The plan is small and ordered. First: read every markdown file currently in the corpus and decide what's appropriate for public viewing. Strip or relocate anything that isn't — business specifics, NDA-bound work, anything I'd be uncomfortable having a stranger read. Second: write 10–20 representative questions ("what has Neil been working on?" / "tell me about the DeFi project" / "what's Neil's stack?"), run them through the live chat, score the answers for accuracy and voice. If the baseline is poor, light prompt tuning and responder-module tightening go next. Third: when the bar is met, announce it — a journal entry that links the chat as a thing to try, the URL shared with a few outside readers, and let it live.

The cost is bounded.
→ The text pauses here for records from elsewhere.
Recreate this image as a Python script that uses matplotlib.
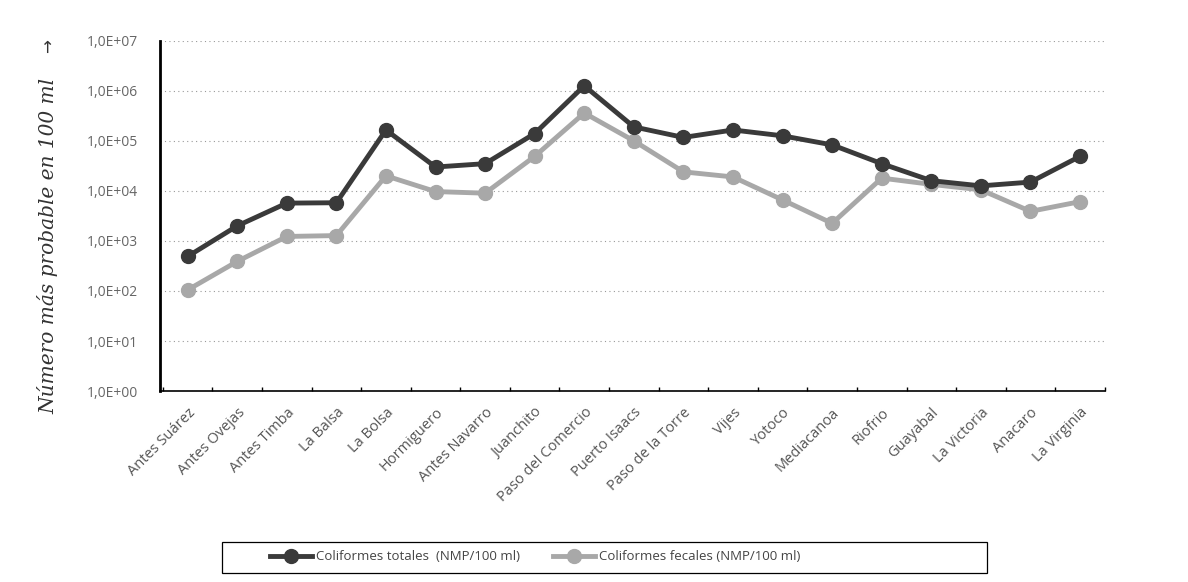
import numpy as np
import matplotlib
matplotlib.use("Agg")
import matplotlib.pyplot as plt
from matplotlib.ticker import FixedLocator, NullLocator
from matplotlib.patches import Rectangle

estaciones = ["Antes Suárez", "Antes Ovejas", "Antes Timba", "La Balsa", "La Bolsa",
              "Hormiguero", "Antes Navarro", "Juanchito", "Paso del Comercio",
              "Puerto Isaacs", "Paso de la Torre", "Vijes", "Yotoco", "Mediacanoa",
              "Riofrio", "Guayabal", "La Victoria", "Anacaro", "La Virginia"]
totales = [490, 2000, 5700, 5800, 1.65e5, 3.0e4, 3.5e4, 1.4e5, 1.26e6,
           1.9e5, 1.17e5, 1.65e5, 1.26e5, 8.3e4, 3.5e4, 1.6e4, 1.26e4, 1.5e4, 4.9e4]
fecales = [105, 390, 1230, 1280, 2.0e4, 9700, 9000, 4.9e4, 3.6e5,
           1.0e5, 2.4e4, 1.9e4, 6600, 2250, 1.8e4, 1.35e4, 1.05e4, 3900, 6100]
ytick_vals = [1e0, 1e1, 1e2, 1e3, 1e4, 1e5, 1e6, 1e7]
ytick_labels = ["1,0E+00", "1,0E+01", "1,0E+02", "1,0E+03",
                "1,0E+04", "1,0E+05", "1,0E+06", "1,0E+07"]

fig = plt.figure(figsize=(11.88, 5.82), dpi=100)
ax = fig.add_axes([0.135, 0.328, 0.795, 0.602])

x = np.arange(len(estaciones))
ax.plot(x, totales, color="#3a3a3a", lw=3.5, marker="o", ms=10,
        label="Coliformes totales  (NMP/100 ml)", zorder=3)
ax.plot(x, fecales, color="#a8a8a8", lw=3.5, marker="o", ms=10,
        label="Coliformes fecales (NMP/100 ml)", zorder=2)

ax.set_yscale("log")
ax.set_ylim(1, 1e7)
ax.set_xlim(-0.55, len(estaciones) - 0.5)
ax.yaxis.set_major_locator(FixedLocator(ytick_vals))
ax.yaxis.set_minor_locator(NullLocator())
ax.set_yticklabels(ytick_labels, fontsize=10, color="#666666", family="Open Sans")
ax.set_xticks(x)
ax.set_xticks(np.arange(len(estaciones) + 1) - 0.5, minor=True)
ax.set_xticklabels(estaciones, rotation=45, ha="right", rotation_mode="anchor",
                   fontsize=10.5, color="#555555", family="Open Sans")
ax.tick_params(axis="y", length=0, pad=16)
ax.tick_params(axis="x", which="major", length=0, pad=10)
ax.tick_params(axis="x", which="minor", length=3, direction="in", width=1)
ax.grid(axis="y", ls=(0, (1, 3)), color="#999999", lw=0.8)
for s in ["top", "right"]:
    ax.spines[s].set_visible(False)
ax.spines["left"].set_linewidth(2)
ax.spines["bottom"].set_linewidth(1.2)

fig.text(0.04, 0.577, "Número más probable en 100 ml", rotation=90, ha="center",
         va="center", fontsize=14.5, style="italic", family="DejaVu Serif", color="#333333")
fig.text(0.041, 0.92, "→", rotation=90, ha="center", va="center", fontsize=12,
         color="#333333")

# legend box drawn separately: the reference frame is wider than its content
fig.patches.append(Rectangle((222 / 1188, 1 - 573 / 582), 765 / 1188, 31 / 582,
                             transform=fig.transFigure, fill=False, ec="black", lw=0.9))
leg = fig.legend(loc="center left", bbox_to_anchor=(258 / 1188, 1 - 557 / 582), ncol=2,
                 frameon=False, columnspacing=2.5, handlelength=3.2, handletextpad=0.3,
                 prop={"family": "Open Sans", "size": 9.5})
for t in leg.get_texts():
    t.set_color("#444444")

fig.savefig("out.png", dpi=100)
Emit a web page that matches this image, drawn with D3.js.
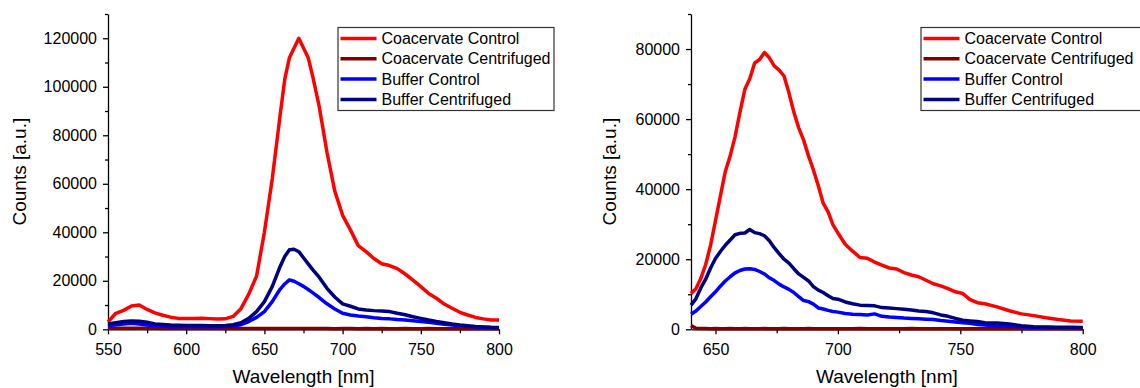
<!DOCTYPE html>
<html>
<head>
<meta charset="utf-8">
<script src="https://cdn.jsdelivr.net/npm/d3@7"></script>
<style>
  body { margin: 0; background: #fff; }
  svg { display: block; }
  text { font-family: "Liberation Sans", Arial, sans-serif; fill: #000; }
</style>
</head>
<body>
<svg id="chart" width="1140" height="388"></svg>
<script>
// ---- Emission spectra, full range (left panel) ----
const leftWavelength = [550,555,560,565,570,575,580,585,590,595,600,605,610,615,620,625,630,635,640,645,650,655,660,
  663,666,669,672,675,678,681,
  685,690,695,700,705,710,715,720,725,730,735,740,745,750,755,760,765,770,775,780,785,790,795,800];
const leftCoacControl = [3000,6600,7800,9600,10000,8200,6800,5800,5000,4500,4500,4500,4600,4400,4200,4300,5300,8500,14500,22000,40000,62000,88000,
  103000,112000,116000,120000,116000,112000,104000,
  92000,73000,57000,47000,41000,34500,32000,29200,27000,26300,25000,22800,20300,17600,14800,12800,10400,8700,7000,5900,4900,4300,3800,3800];
const leftCoacCentrifuged = [500,450,450,400,450,400,400,350,400,350,350,400,350,350,300,350,300,350,300,300,350,300,300,
  300,350,300,300,300,350,300,
  300,300,250,300,300,250,300,250,300,250,250,300,250,250,300,250,250,250,300,250,250,250,250,250];
const leftBufferControl = [1500,1900,2200,2500,2200,1800,1500,1300,1100,1100,1100,1100,1100,1100,1100,1200,1400,1900,3200,4900,7300,11400,16500,
  18700,20400,19800,18800,17700,16400,15000,
  13100,10500,8400,6600,5900,5500,5200,4800,4500,4300,4000,3800,3500,3200,2900,2500,2100,1800,1500,1200,1000,800,600,500];
const leftBufferCentrifuged = [2200,2700,3200,3400,3300,2900,2200,2000,1800,1700,1600,1600,1600,1500,1500,1600,1900,2700,4500,7300,11400,17600,25800,
  30000,32800,33000,32000,29500,27000,24500,
  21500,16900,13300,10500,9500,8400,8000,7700,7500,7300,6600,6000,5200,4500,3800,3200,2700,2200,1800,1500,1200,1000,800,700];
const leftXTicks = [550,600,650,700,750,800];
const leftYTicks = [0,20000,40000,60000,80000,100000,120000];

// ---- Emission spectra, zoomed range (right panel) ----
const rightWavelength = [640,642,644,646,648,650,652,654,656,658,660,662,664,666,668,670,672,674,676,678,680,682,684,686,688,690,692,694,696,698,700,
  703,706,709,712,715,718,721,724,727,730,733,736,739,742,745,748,751,754,757,760,
  765,770,775,780,785,790,795,800];
const rightCoacControl = [10200,11600,14500,18500,24000,31000,38000,45000,49500,55000,62000,68500,71500,76000,77000,79000,77500,75200,74000,72300,67500,62000,57500,54000,49500,45500,41000,36000,33500,29800,27500,
  24300,22300,20500,20300,19200,18300,17500,17200,16200,15500,15000,14000,13000,12400,11600,10700,10200,8500,7600,7300,
  6400,5300,4400,3900,3300,2800,2400,2300];
const rightCoacCentrifuged = [1100,300,200,200,150,200,150,150,200,150,150,200,150,150,150,200,150,150,150,200,150,150,150,150,200,150,150,150,150,150,150,
  150,150,200,150,150,150,150,150,150,200,150,150,150,150,150,150,150,150,150,150,
  150,150,150,150,150,150,150,150];
const rightBufferControl = [4300,5200,6500,7800,9300,10700,12300,13800,15000,16100,16800,17200,17300,17100,16500,15800,14700,13900,12900,12100,11400,10500,9300,8200,7900,7200,6100,5800,5400,5100,4900,
  4500,4300,4200,4100,4400,3700,3500,3400,3200,3100,3000,2900,2800,2500,2300,2100,1900,1700,1400,1200,
  950,850,700,550,480,450,400,380];
const rightBufferCentrifuged = [6900,8700,11800,14300,17500,20200,22200,24000,25500,27000,27400,27500,28500,27600,27300,26700,25300,23300,21600,20000,18900,17300,15800,14800,13800,12200,11200,10500,9600,8800,8600,
  7800,7300,6900,6800,6700,6200,6100,5900,5700,5500,5200,5100,4700,4100,3700,3100,2600,2400,2200,1900,
  1800,1500,1000,750,650,600,550,480];
const rightXTicks = [650,700,750,800];
const rightYTicks = [0,20000,40000,60000,80000];

// ---- Series names and colours ----
const seriesNames = ["Coacervate Control", "Coacervate Centrifuged", "Buffer Control", "Buffer Centrifuged"];
const seriesColors = ["#ff0000", "#800000", "#0000ff", "#000080"];

const svg = d3.select("#chart");

function drawPanel(opt) {
  const x = d3.scaleLinear().domain(opt.xDomain).range(opt.xRange);
  const y = d3.scaleLinear().domain(opt.yDomain).range(opt.yRange);
  const g = svg.append("g");

  // minor ticks
  g.append("g")
    .attr("transform", `translate(0,${opt.yRange[0]})`)
    .call(d3.axisBottom(x).tickValues(opt.xMinor).tickSize(4).tickFormat("").tickSizeOuter(0))
    .call(s => s.select(".domain").remove());
  g.append("g")
    .attr("transform", `translate(${opt.xRange[0]},0)`)
    .call(d3.axisLeft(y).tickValues(opt.yMinor).tickSize(3).tickFormat("").tickSizeOuter(0))
    .call(s => s.select(".domain").remove());

  // major axes
  const xa = g.append("g")
    .attr("transform", `translate(0,${opt.yRange[0]})`)
    .call(d3.axisBottom(x).tickValues(opt.xTicks).tickSize(5).tickPadding(9).tickSizeOuter(0).tickFormat(d3.format("d")));
  const ya = g.append("g")
    .attr("transform", `translate(${opt.xRange[0]},0)`)
    .call(d3.axisLeft(y).tickValues(opt.yTicks).tickSize(5).tickPadding(6).tickSizeOuter(0).tickFormat(d3.format("d")));
  [xa, ya].forEach(a => {
    a.selectAll("text").style("font-size", "16px").style("font-family", '"Liberation Sans", Arial, sans-serif').attr("fill", "#000");
    a.selectAll("line,path").attr("stroke", "#000").attr("stroke-width", 1.3);
  });
  g.selectAll(".tick line").attr("stroke", "#000").attr("stroke-width", 1.3);

  // axis titles
  g.append("text")
    .attr("x", (opt.xRange[0] + opt.xRange[1]) / 2)
    .attr("y", 383)
    .attr("text-anchor", "middle")
    .style("font-size", "19px")
    .text("Wavelength [nm]");
  g.append("text")
    .attr("transform", `translate(${opt.yLabelX},${(opt.yRange[0] + opt.yRange[1]) / 2}) rotate(-90)`)
    .attr("text-anchor", "middle")
    .style("font-size", "19px")
    .text("Counts [a.u.]");

  // spectra
  const line = d3.line()
    .x((d, i) => x(opt.wavelength[i]))
    .y(d => y(d));
  opt.series.forEach((vals, k) => {
    g.append("path")
      .datum(vals)
      .attr("d", line)
      .attr("fill", "none")
      .attr("stroke", seriesColors[k])
      .attr("stroke-width", 3.5)
      .attr("stroke-linejoin", "round");
  });

  // legend
  const lg = g.append("g");
  lg.append("rect")
    .attr("x", opt.legendX + 0.5).attr("y", 27.5)
    .attr("width", opt.legendW).attr("height", 83)
    .attr("fill", "#fff").attr("stroke", "#333").attr("stroke-width", 1.2);
  seriesNames.forEach((name, k) => {
    const ry = 38.5 + k * 20.3;
    lg.append("line")
      .attr("x1", opt.legendX + 3).attr("x2", opt.legendX + 39)
      .attr("y1", ry).attr("y2", ry)
      .attr("stroke", seriesColors[k]).attr("stroke-width", 3.5);
    lg.append("text")
      .attr("x", opt.legendX + 44).attr("y", ry)
      .attr("dominant-baseline", "central")
      .style("font-size", "16px")
      .text(name);
  });
}

drawPanel({
  wavelength: leftWavelength,
  series: [leftCoacControl, leftCoacCentrifuged, leftBufferControl, leftBufferCentrifuged],
  xDomain: [550, 800], xRange: [108, 499],
  yDomain: [0, 130000], yRange: [329.3, 14],
  xTicks: leftXTicks, xMinor: [575, 625, 675, 725, 775],
  yTicks: leftYTicks, yMinor: d3.range(10000, 130001, 20000),
  yLabelX: 25.5,
  legendX: 337.5, legendW: 216
});

drawPanel({
  wavelength: rightWavelength,
  series: [rightCoacControl, rightCoacCentrifuged, rightBufferControl, rightBufferCentrifuged],
  xDomain: [640, 800], xRange: [691, 1082.7],
  yDomain: [0, 90000], yRange: [329.3, 14],
  xTicks: rightXTicks, xMinor: [675, 725, 775],
  yTicks: rightYTicks, yMinor: d3.range(10000, 90001, 20000),
  yLabelX: 616,
  legendX: 920.5, legendW: 222
});
</script>
</body>
</html>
One to two weeks of focused time, most of it in the privacy review and the quality loop. The infra is paid for; the announce write-up itself is a thirty-minute task once the chat is ready. The downside if I rush and ship bad answers is asymmetric: a first-time visitor who hits a weird response remembers the weirdness, not the architecture. The privacy review and the quality bar are the mitigation, both before going public.

I'd walk away cleanly if quality can't be brought above the ready to share threshold within two weeks. If a specific question type — for example, older logs — is the only failure mode, the outcome revises into a tighter scope: recent-content-only, or chunked retrieval added for older months. Either way, something concrete enough to put on its feet.

What I'm watching for: whether the quality gap is prompt-shaped or retrieval-shaped. If light prompt tuning closes it, the simple architecture holds and the announce can lead with that. If it doesn't, the chat gets chunked retrieval and the announce leads with the harder engineering — a learning, not a defeat. Either way, the chat joins the journal, the projects, and the posts as one more node in the build-in-public network — pieces of actual work, linked together, that point at what I'm doing rather than asking anyone to take my word for it.